According to the Financial Times (FT), which cites data from EPFR, U.S. equity funds have seen inflows totaling $139.5 billion since Trump’s victory on November 5. This surge in investment made November the busiest month for equity inflows since records began in 2000.

The massive influx of funds has driven major U.S. stock indexes to a series of record highs, as investors appeared to shrug off concerns about potential economic risks, including inflation and its implications for the Federal Reserve’s interest rate policy.

“The growth agenda that Trump has put on the table is being fully embraced,” said Dec Mullarkey, Chief Executive of SLC Management. He added that Trump’s picks for top administration posts have been seen as “very market friendly.”

Trump has promised to fill his administration with financial experts, including Scott Bessent as Treasury Secretary, and Paul Atkins, a cryptocurrency advocate, as Chairman of the Securities and Exchange Commission (SEC).

The president-elect has outlined a pro-growth agenda, emphasizing reduced taxes, deregulation, and economic expansion. These proposals have spurred optimism among investors, fueling a rally in the market.

The S&P 500, Wall Street’s primary stock market indicator, has risen 5.3% since Election Day, bringing its total gains for the year to 28%. Smaller companies, which are often seen as more responsive to changes in the U.S. economy, have outperformed larger firms during this period.

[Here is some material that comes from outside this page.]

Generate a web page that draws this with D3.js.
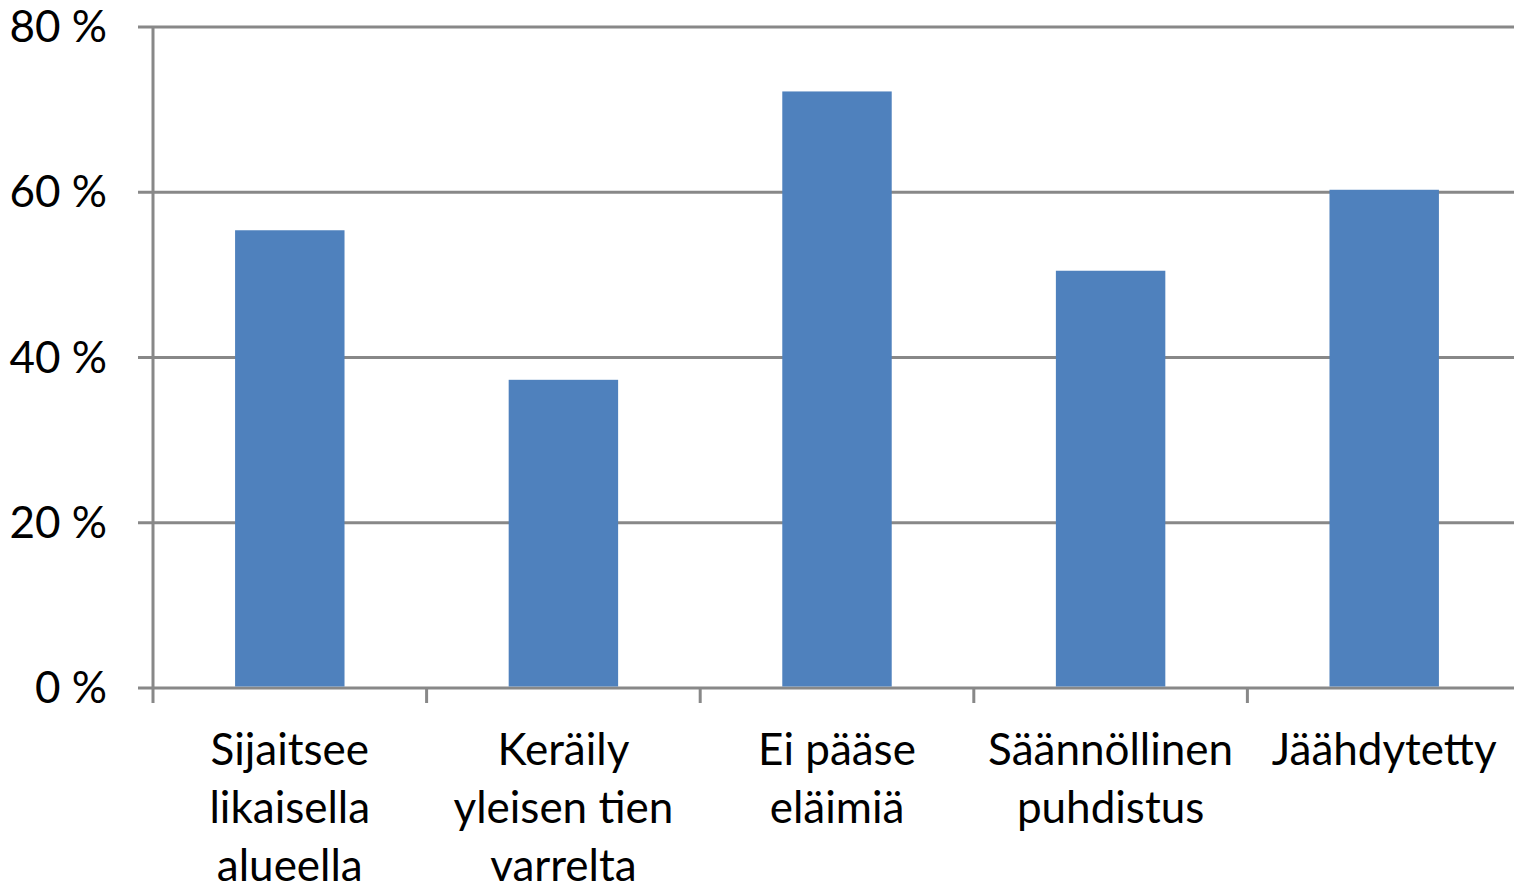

The Russell 2000 index recently hit a record high for the first time in three years.

While U.S. equity funds have enjoyed record inflows, other global markets have experienced outflows emerging market funds have seen net withdrawals of $8 billion, with China-focused funds accounting for $4 billion; funds investing in Western Europe have lost $14 billion; and Japan-focused funds have seen outflows of approximately $6 billion.